**Data lines:**

┄┄┄┄┄┄┄┄┄┄

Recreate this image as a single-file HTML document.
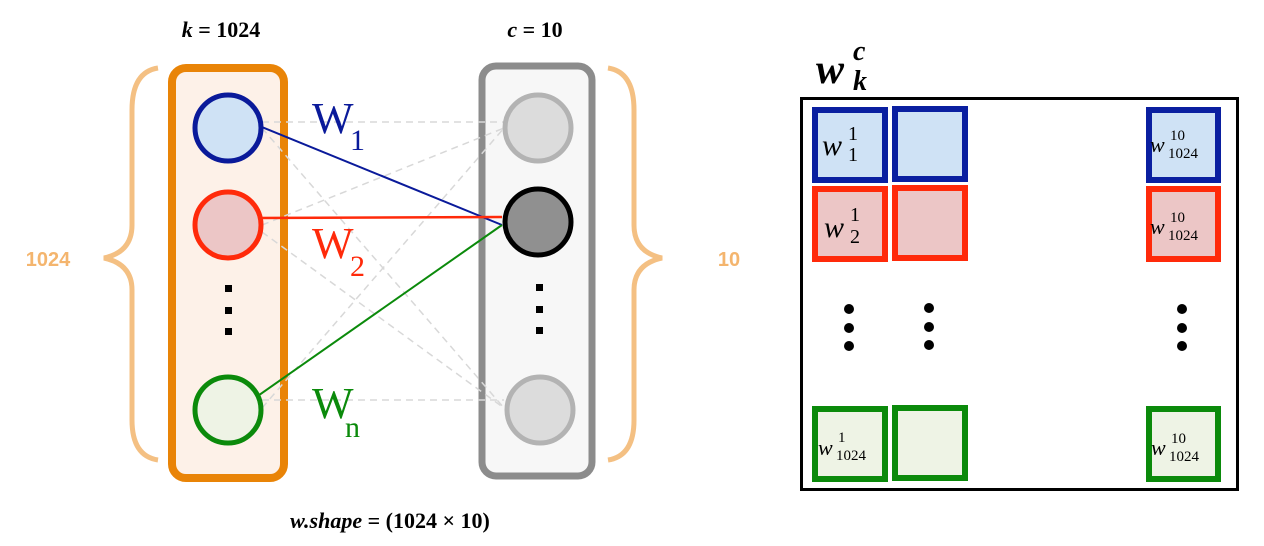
<!DOCTYPE html>
<html><head><style>
body{margin:0;width:1264px;height:546px;background:#fff;overflow:hidden;font-family:"Liberation Serif",serif}
</style></head><body>
<svg width="1264" height="546" xmlns="http://www.w3.org/2000/svg" style="position:absolute;left:0;top:0">
<rect x="172" y="68" width="112" height="410" rx="14" fill="#fdf1e8" stroke="#e98407" stroke-width="8"/>
<rect x="482" y="66" width="110" height="410" rx="14" fill="#f7f7f7" stroke="#8c8c8c" stroke-width="7"/>
<g stroke="#d8d8d8" stroke-width="1.5" stroke-dasharray="7,5" fill="none">
<line x1="262" y1="122" x2="504" y2="122"/><line x1="262" y1="128" x2="504" y2="408"/>
<line x1="262" y1="225" x2="504" y2="128"/><line x1="262" y1="232" x2="504" y2="408"/>
<line x1="262" y1="408" x2="504" y2="128"/><line x1="262" y1="400" x2="504" y2="400"/>
</g>
<line x1="252" y1="123" x2="502" y2="225" stroke="#0a1a9a" stroke-width="2"/>
<line x1="252" y1="218" x2="502" y2="217" stroke="#ff2a0a" stroke-width="2.5"/>
<line x1="252" y1="400" x2="502" y2="225" stroke="#0b8a0b" stroke-width="2"/>
<circle cx="228" cy="128" r="33" fill="#cfe2f5" stroke="#0a1a9a" stroke-width="5"/>
<circle cx="228" cy="225" r="33" fill="#ecc6c6" stroke="#ff2a0a" stroke-width="5"/>
<circle cx="228" cy="410" r="33" fill="#eef3e5" stroke="#0b8a0b" stroke-width="5"/>
<circle cx="538" cy="128" r="33" fill="#dcdcdc" stroke="#b3b3b3" stroke-width="5"/>
<circle cx="538" cy="222" r="33" fill="#909090" stroke="#000" stroke-width="5"/>
<circle cx="540" cy="410" r="33" fill="#dcdcdc" stroke="#b3b3b3" stroke-width="5"/>
<g fill="#000"><rect x="225" y="285" width="7" height="7"/><rect x="225" y="307" width="7" height="7"/><rect x="225" y="328" width="7" height="7"/>
<rect x="536" y="284" width="7" height="7"/><rect x="536" y="306" width="7" height="7"/><rect x="536" y="327" width="7" height="7"/></g>
<text x="312" y="133" font-size="44" fill="#0a1a9a">W</text><text x="350" y="150" font-size="30" fill="#0a1a9a">1</text>
<text x="312" y="258" font-size="44" fill="#ff2a0a">W</text><text x="350" y="276" font-size="30" fill="#ff2a0a">2</text>
<text x="312" y="418" font-size="44" fill="#0b8a0b">W</text><text x="345" y="437" font-size="30" fill="#0b8a0b">n</text>
<g fill="none" stroke="#f4c083" stroke-width="5">
<path d="M158,68 Q132,72 132,110 L132,225 Q132,252 104,258 Q132,264 132,290 L132,420 Q132,456 158,460"/>
<path d="M608,68 Q634,72 634,110 L634,225 Q634,252 662,258 Q634,264 634,290 L634,420 Q634,456 608,460"/>
</g>
<text x="48" y="266" font-family="Liberation Sans,sans-serif" font-weight="bold" font-size="20" fill="#f4b56e" text-anchor="middle">1024</text>
<text x="729" y="266" font-family="Liberation Sans,sans-serif" font-weight="bold" font-size="20" fill="#f4b56e" text-anchor="middle">10</text>
<text x="221" y="37" font-size="22" font-weight="bold" text-anchor="middle"><tspan font-style="italic">k</tspan> = 1024</text>
<text x="535" y="37" font-size="22" font-weight="bold" text-anchor="middle"><tspan font-style="italic">c</tspan> = 10</text>
<text x="390" y="528" font-size="22" font-weight="bold" text-anchor="middle"><tspan font-style="italic">w.shape</tspan> = (1024 × 10)</text>
<text x="816" y="83" font-size="42" font-weight="bold" font-style="italic">w</text>
<text x="853" y="60" font-size="28" font-weight="bold" font-style="italic">c</text>
<text x="853" y="90" font-size="28" font-weight="bold" font-style="italic">k</text>
<rect x="801.5" y="98.5" width="436" height="391" fill="#fff" stroke="#000" stroke-width="3"/>
<g stroke-width="6">
<rect x="815" y="110" width="70" height="70" fill="#cfe2f5" stroke="#0a1fa0"/>
<rect x="895" y="109" width="70" height="70" fill="#cfe2f5" stroke="#0a1fa0"/>
<rect x="1149" y="110" width="69" height="70" fill="#cfe2f5" stroke="#0a1fa0"/>
<rect x="815" y="189" width="70" height="70" fill="#ecc6c6" stroke="#ff2a0a"/>
<rect x="895" y="188" width="70" height="70" fill="#ecc6c6" stroke="#ff2a0a"/>
<rect x="1149" y="189" width="69" height="70" fill="#ecc6c6" stroke="#ff2a0a"/>
<rect x="815" y="409" width="70" height="70" fill="#eef3e5" stroke="#0b8a0b"/>
<rect x="895" y="408" width="70" height="70" fill="#eef3e5" stroke="#0b8a0b"/>
<rect x="1149" y="409" width="69" height="70" fill="#eef3e5" stroke="#0b8a0b"/>
</g>
<g fill="#000">
<circle cx="849" cy="309" r="5"/><circle cx="849" cy="328" r="5"/><circle cx="849" cy="346" r="5"/>
<circle cx="929" cy="308" r="5"/><circle cx="929" cy="327" r="5"/><circle cx="929" cy="345" r="5"/>
<circle cx="1182" cy="309" r="5"/><circle cx="1182" cy="328" r="5"/><circle cx="1182" cy="346" r="5"/>
</g>
<g font-family="Liberation Serif,serif">
<text x="822" y="155" font-size="30" font-style="italic">w</text><text x="848" y="140" font-size="20">1</text><text x="848" y="161" font-size="20">1</text>
<text x="824" y="237" font-size="30" font-style="italic">w</text><text x="850" y="221" font-size="20">1</text><text x="850" y="243" font-size="20">2</text>
<text x="818" y="455" font-size="22" font-style="italic">w</text><text x="838" y="442" font-size="15">1</text><text x="836" y="460" font-size="15">1024</text>
<text x="1150" y="152" font-size="22" font-style="italic">w</text><text x="1170" y="140" font-size="15">10</text><text x="1168" y="158" font-size="15">1024</text>
<text x="1150" y="234" font-size="22" font-style="italic">w</text><text x="1170" y="222" font-size="15">10</text><text x="1168" y="240" font-size="15">1024</text>
<text x="1151" y="455" font-size="22" font-style="italic">w</text><text x="1171" y="443" font-size="15">10</text><text x="1169" y="461" font-size="15">1024</text>
</g>
</svg>
</body></html>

┄┄┄┄┄┄┄┄┄┄

**To do:** Return the listing above in full and without alteration, excluding its pictures.

**Reply:**
Recreate this image as a single-file HTML document.
<!DOCTYPE html>
<html><head><style>
body{margin:0;width:1264px;height:546px;background:#fff;overflow:hidden;font-family:"Liberation Serif",serif}
</style></head><body>
<svg width="1264" height="546" xmlns="http://www.w3.org/2000/svg" style="position:absolute;left:0;top:0">
<rect x="172" y="68" width="112" height="410" rx="14" fill="#fdf1e8" stroke="#e98407" stroke-width="8"/>
<rect x="482" y="66" width="110" height="410" rx="14" fill="#f7f7f7" stroke="#8c8c8c" stroke-width="7"/>
<g stroke="#d8d8d8" stroke-width="1.5" stroke-dasharray="7,5" fill="none">
<line x1="262" y1="122" x2="504" y2="122"/><line x1="262" y1="128" x2="504" y2="408"/>
<line x1="262" y1="225" x2="504" y2="128"/><line x1="262" y1="232" x2="504" y2="408"/>
<line x1="262" y1="408" x2="504" y2="128"/><line x1="262" y1="400" x2="504" y2="400"/>
</g>
<line x1="252" y1="123" x2="502" y2="225" stroke="#0a1a9a" stroke-width="2"/>
<line x1="252" y1="218" x2="502" y2="217" stroke="#ff2a0a" stroke-width="2.5"/>
<line x1="252" y1="400" x2="502" y2="225" stroke="#0b8a0b" stroke-width="2"/>
<circle cx="228" cy="128" r="33" fill="#cfe2f5" stroke="#0a1a9a" stroke-width="5"/>
<circle cx="228" cy="225" r="33" fill="#ecc6c6" stroke="#ff2a0a" stroke-width="5"/>
<circle cx="228" cy="410" r="33" fill="#eef3e5" stroke="#0b8a0b" stroke-width="5"/>
<circle cx="538" cy="128" r="33" fill="#dcdcdc" stroke="#b3b3b3" stroke-width="5"/>
<circle cx="538" cy="222" r="33" fill="#909090" stroke="#000" stroke-width="5"/>
<circle cx="540" cy="410" r="33" fill="#dcdcdc" stroke="#b3b3b3" stroke-width="5"/>
<g fill="#000"><rect x="225" y="285" width="7" height="7"/><rect x="225" y="307" width="7" height="7"/><rect x="225" y="328" width="7" height="7"/>
<rect x="536" y="284" width="7" height="7"/><rect x="536" y="306" width="7" height="7"/><rect x="536" y="327" width="7" height="7"/></g>
<text x="312" y="133" font-size="44" fill="#0a1a9a">W</text><text x="350" y="150" font-size="30" fill="#0a1a9a">1</text>
<text x="312" y="258" font-size="44" fill="#ff2a0a">W</text><text x="350" y="276" font-size="30" fill="#ff2a0a">2</text>
<text x="312" y="418" font-size="44" fill="#0b8a0b">W</text><text x="345" y="437" font-size="30" fill="#0b8a0b">n</text>
<g fill="none" stroke="#f4c083" stroke-width="5">
<path d="M158,68 Q132,72 132,110 L132,225 Q132,252 104,258 Q132,264 132,290 L132,420 Q132,456 158,460"/>
<path d="M608,68 Q634,72 634,110 L634,225 Q634,252 662,258 Q634,264 634,290 L634,420 Q634,456 608,460"/>
</g>
<text x="48" y="266" font-family="Liberation Sans,sans-serif" font-weight="bold" font-size="20" fill="#f4b56e" text-anchor="middle">1024</text>
<text x="729" y="266" font-family="Liberation Sans,sans-serif" font-weight="bold" font-size="20" fill="#f4b56e" text-anchor="middle">10</text>
<text x="221" y="37" font-size="22" font-weight="bold" text-anchor="middle"><tspan font-style="italic">k</tspan> = 1024</text>
<text x="535" y="37" font-size="22" font-weight="bold" text-anchor="middle"><tspan font-style="italic">c</tspan> = 10</text>
<text x="390" y="528" font-size="22" font-weight="bold" text-anchor="middle"><tspan font-style="italic">w.shape</tspan> = (1024 × 10)</text>
<text x="816" y="83" font-size="42" font-weight="bold" font-style="italic">w</text>
<text x="853" y="60" font-size="28" font-weight="bold" font-style="italic">c</text>
<text x="853" y="90" font-size="28" font-weight="bold" font-style="italic">k</text>
<rect x="801.5" y="98.5" width="436" height="391" fill="#fff" stroke="#000" stroke-width="3"/>
<g stroke-width="6">
<rect x="815" y="110" width="70" height="70" fill="#cfe2f5" stroke="#0a1fa0"/>
<rect x="895" y="109" width="70" height="70" fill="#cfe2f5" stroke="#0a1fa0"/>
<rect x="1149" y="110" width="69" height="70" fill="#cfe2f5" stroke="#0a1fa0"/>
<rect x="815" y="189" width="70" height="70" fill="#ecc6c6" stroke="#ff2a0a"/>
<rect x="895" y="188" width="70" height="70" fill="#ecc6c6" stroke="#ff2a0a"/>
<rect x="1149" y="189" width="69" height="70" fill="#ecc6c6" stroke="#ff2a0a"/>
<rect x="815" y="409" width="70" height="70" fill="#eef3e5" stroke="#0b8a0b"/>
<rect x="895" y="408" width="70" height="70" fill="#eef3e5" stroke="#0b8a0b"/>
<rect x="1149" y="409" width="69" height="70" fill="#eef3e5" stroke="#0b8a0b"/>
</g>
<g fill="#000">
<circle cx="849" cy="309" r="5"/><circle cx="849" cy="328" r="5"/><circle cx="849" cy="346" r="5"/>
<circle cx="929" cy="308" r="5"/><circle cx="929" cy="327" r="5"/><circle cx="929" cy="345" r="5"/>
<circle cx="1182" cy="309" r="5"/><circle cx="1182" cy="328" r="5"/><circle cx="1182" cy="346" r="5"/>
</g>
<g font-family="Liberation Serif,serif">
<text x="822" y="155" font-size="30" font-style="italic">w</text><text x="848" y="140" font-size="20">1</text><text x="848" y="161" font-size="20">1</text>
<text x="824" y="237" font-size="30" font-style="italic">w</text><text x="850" y="221" font-size="20">1</text><text x="850" y="243" font-size="20">2</text>
<text x="818" y="455" font-size="22" font-style="italic">w</text><text x="838" y="442" font-size="15">1</text><text x="836" y="460" font-size="15">1024</text>
<text x="1150" y="152" font-size="22" font-style="italic">w</text><text x="1170" y="140" font-size="15">10</text><text x="1168" y="158" font-size="15">1024</text>
<text x="1150" y="234" font-size="22" font-style="italic">w</text><text x="1170" y="222" font-size="15">10</text><text x="1168" y="240" font-size="15">1024</text>
<text x="1151" y="455" font-size="22" font-style="italic">w</text><text x="1171" y="443" font-size="15">10</text><text x="1169" y="461" font-size="15">1024</text>
</g>
</svg>
</body></html>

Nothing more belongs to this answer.